C’est là qu’entrent en scène le QuTech et l’un de ses chercheurs, Leo Kouwenhoven, qui dirige une petite équipe d’expérimentateurs chevronnés. Avec Charles Marcus, ils ont élaboré un test expérimental pour détecter la « signature » d’une quasi-particule de Majorana. En 2012, Kouwenhoven et son équipe ont publié dans Science les résultats d’une expérience avec des « nano-câbles » (des fils conducteurs extrêmement fins) connectés à une électrode supraconductrice, expérience qui démontrait l’existence de quasi-particules de Majorana. Marcus et ses collègues sont en train d’étudier ces quasi-particules pour voir comment elles pourraient permettre de réaliser des mémoires quantiques fiables.

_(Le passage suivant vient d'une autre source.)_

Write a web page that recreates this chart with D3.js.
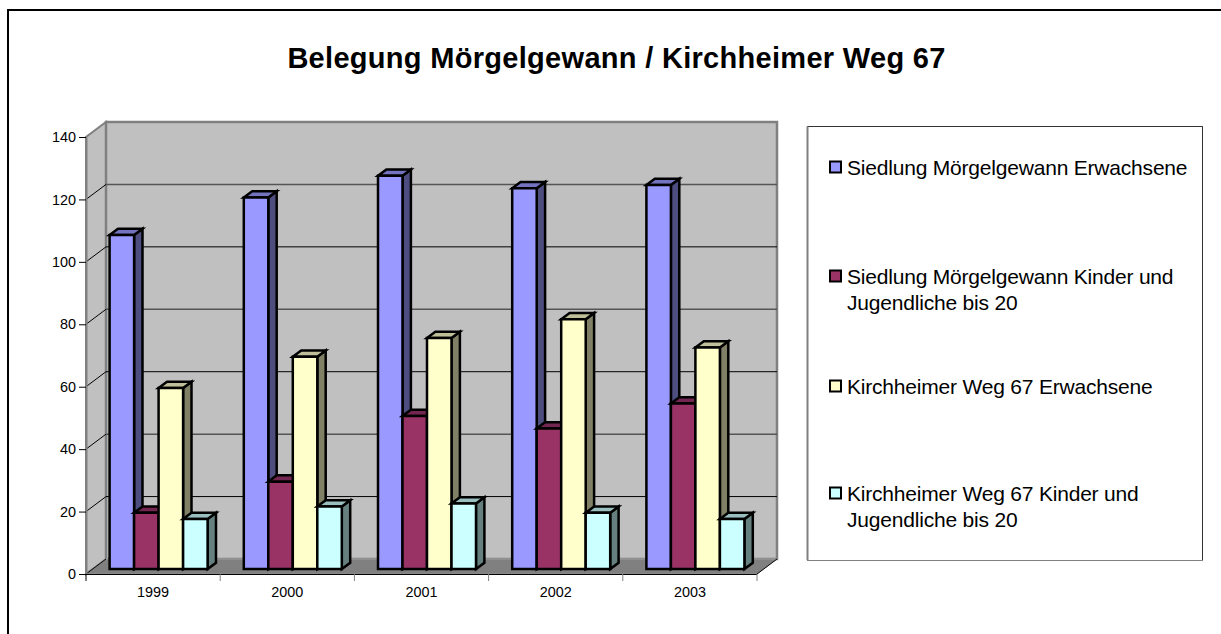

Cette recherche est encore conduite de manière ouverte, avec des publications internationales et des colloques au cours desquels les chercheurs exposent l’avancement des travaux en toute liberté. « Mais le jeu ouvert ne durera pas jusqu’à la fin, reconnaît Charles Marcus. Il faudra une société privée pour mener le projet de l’ordinateur quantique à son terme. Google et les autres ne font pas ça pour la gloire, ils le font pour en tirer des bénéfices. Je pense que d’ici 5-10 ans on verra les premiers prototypes d’ordinateurs quantiques dignes de ce nom. Alors, les sociétés feront des évaluations séparées et sélectionneront des voies différentes pour aboutir à un produit commercialisable. »
Une société européenne pourrait-elle émerger dans ce concert dominé par les géants américains ? « Aucune grande société européenne n’est aussi avancée que les firmes américaines, poursuit Marcus. Il faudrait que l’Europe se réveille ». Pour la technologie quantique comme en de nombreux autres domaines, le Vieux Continent peine à s’engager dans les mouvements de l’histoire.